The Goretta Pillar (north pillar) of Cerro Chaltén is, I think, the most iconic and aesthetic feature on the mountain. It was first climbed in 1979 by Renato Casarotto, solo. I think that Casarotto is the most accomplished solo alpinist of all time, and the Goretta Pillar was one of his most brilliant ascents. Despite the extensive use of fixed ropes, it was an incredible achievement for the time. Attempting to repeat Casarotto’s solo in alpine style, without fixed ropes, would be a big challenge even today.
In mid-January 2023, a large enough window appeared for my attempt. I initially planned to attempt the original Casarotto route, but the east-facing approach gully, traditionally full of snow and ice, had melted out in recent hot weather. Instead, I planned to start on Mate, Porro, y Todo lo Demás, which is more sustained in difficulty but less problematic and dangerous in such conditions.
On January 15, I hiked to Piedra Negra and the following day over Paso Cuadrado and up long snow couloirs to a bivouac 300m below the route. On the 17th, I cramponed up the remaining snow and ice and started the route at 8:52 a.m.
In contrast to my winter solo of the Supercanaleta, which I ascended about 97 percent free solo, I planned to rope-solo essentially all of Mate Porro. Because it’s much less efficient, this would require multiple bivouacs and thus a heavy backpack. I had to re-ascend pitches by jumaring (and switch constantly between rock shoes and boots), rather than by climbing, due to the pack.
Halfway up the Goretta Pillar, I arrived at some decent ledges with dwindling daylight, late enough and tired enough that I definitely would have stopped to bivouac; however, to my dismay, there was zero snow or ice left on these ledges for water. I continued for many more pitches and many more hours. At 5 a.m. the next day, I started arranging a bivouac platform on a terrace two-thirds of the way up the pillar. It had been a huge day, with 650m of technical climbing, 650m of rappelling, 650m of jumaring with a heavy pack, and an additional 300m of cramponing up ice slopes. I lay down to sleep, exhausted, with a rough expectation I would bail.

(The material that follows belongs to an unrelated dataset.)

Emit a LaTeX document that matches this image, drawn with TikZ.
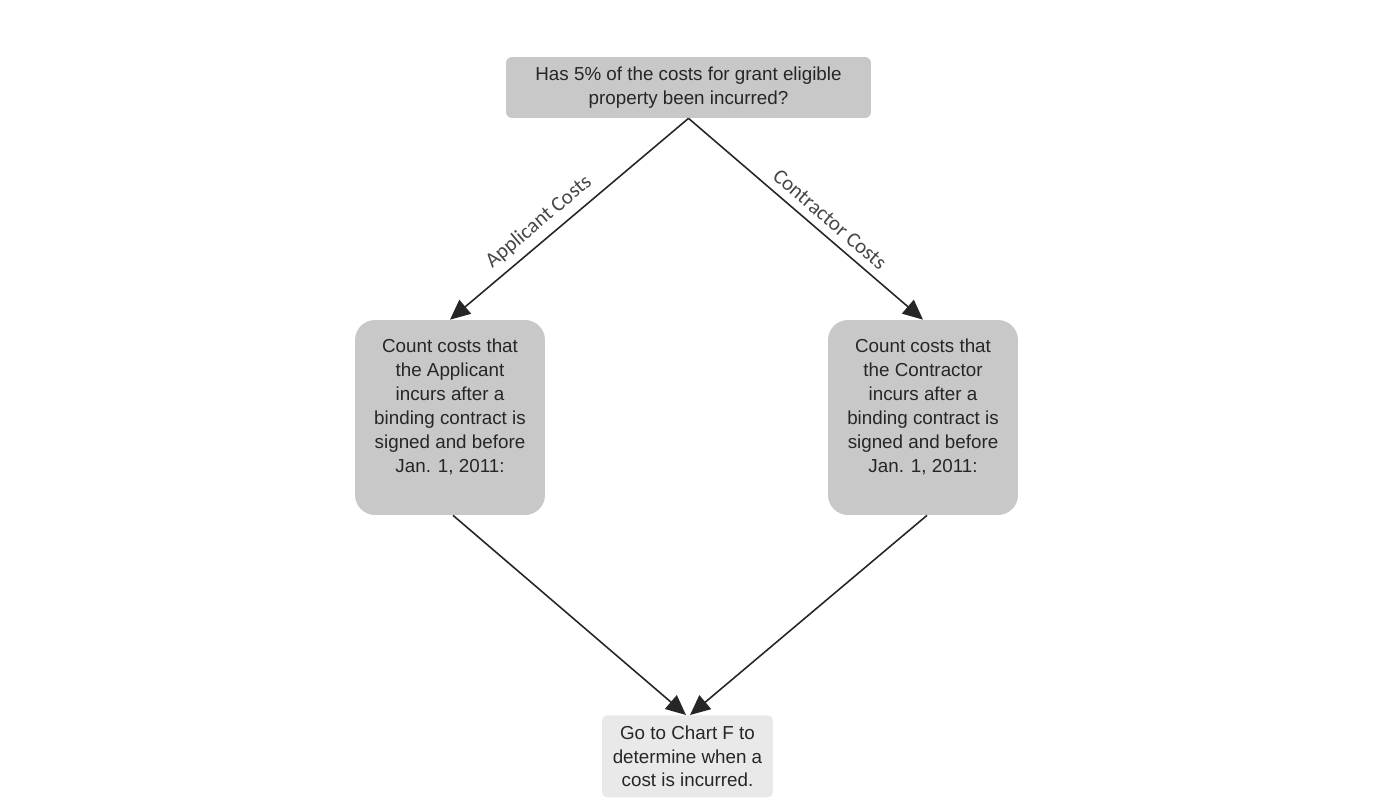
\documentclass[tikz,border=0pt]{standalone}
\usepackage{fontspec}
\setmainfont{Liberation Sans}
\newfontfamily\costfont{Carlito}
\usepackage{tikz}
\usetikzlibrary{arrows.meta}
\definecolor{boxgray}{RGB}{200,200,200}
\definecolor{palegray}{RGB}{233,233,233}
\definecolor{inkgray}{RGB}{38,38,38}

\begin{document}
\begin{tikzpicture}[x=0.02cm,y=-0.02cm,
  every node/.style={font=\fontsize{10.7}{13.6}\selectfont,text=inkgray},
  box/.style={fill=boxgray,align=center,inner sep=2pt},
  link/.style={-{Triangle[length=0.4cm,width=0.36cm]},line width=0.9pt,draw=inkgray},
  cost/.style={midway,above=1pt,sloped,font=\fontsize{12}{14}\costfont,text=inkgray!85}]
\useasboundingbox (0,0) rectangle (1375,807);
\node[box,rounded corners=0.12cm,minimum width=7.3cm,minimum height=1.22cm] (Q) at (688.5,87.5) {Has 5\% of the costs for grant eligible\\property been incurred?};
\node[box,rounded corners=0.4cm,minimum width=3.8cm,minimum height=3.9cm] (A) at (450,417.5) {Count costs that\\the Applicant\\incurs after a\\binding contract is\\signed and before\\Jan. 1, 2011:\\\mbox{}};
\node[box,rounded corners=0.4cm,minimum width=3.8cm,minimum height=3.9cm] (C) at (923,417.5) {Count costs that\\the Contractor\\incurs after a\\binding contract is\\signed and before\\Jan. 1, 2011:\\\mbox{}};
\node[box,fill=palegray,rounded corners=0.1cm,minimum width=3.42cm,minimum height=1.64cm,anchor=north] (G) at (687.5,715) {Go to Chart F to\\determine when a\\cost is incurred.};
\draw[link] (Q.south) -- (A.north) node[cost,pos=0.58] {Applicant Costs};
\draw[link] (Q.south) -- (C.north) node[cost,pos=0.56] {Contractor Costs};
\draw[link] ([xshift=0.06cm]A.south) -- ([xshift=-0.03cm]G.north);
\draw[link] ([xshift=0.08cm]C.south) -- ([xshift=0.05cm]G.north);
\end{tikzpicture}
\end{document}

I was too tired to continue climbing on January 18, but I postponed descending because there was no imminent threat of stormy weather. Taking a rest day high on the Goretta Pillar felt very odd. I figured that with a good night of sleep I could perhaps continue the following morning.
Waking at 6 a.m. on the 19th, I felt far from fresh but recovered enough to justify continuing, and began around 8 a.m. By making very long pitches—at least 65m each—I was able to climb to the top of the Goretta Pillar in only five pitches, arriving there around 3 p.m.
I rappelled to the base of the upper headwall, which is the crux of any Goretta Pillar ascent, and started up around 4 p.m. This section is normally either icy or wet—in my case, extremely wet, with waterfalls running down some of the pitches. I climbed these as fast as I could, but nonetheless my clothes got drenched. A little past 11 p.m., I finally finished the fifth-class terrain and switched to crampons. For the second time in four months, I arrived atop Cerro Chaltén alone and at night, at 12:18 a.m. on January 20.
I bivouacked in a small nook immediately below the summit boulder and began my descent of the French Route at 9 a.m. the next day. The descent was stressful due to the hot weather and melted-out conditions. Fortunately, it went without mishap. I reached the glacier a bit past 2 p.m. and was back in El Chaltén for a late dinner.
A winter solo of the Supercanaleta and a summer solo of Cerro Chaltén by the Goretta Pillar were both decade-long ambitions. It is only by coincidence that I finally succeeded in accomplishing both goals in a short time period. Although quite different from one another, they felt to me like comparable accomplishments, and I am very proud of both ascents.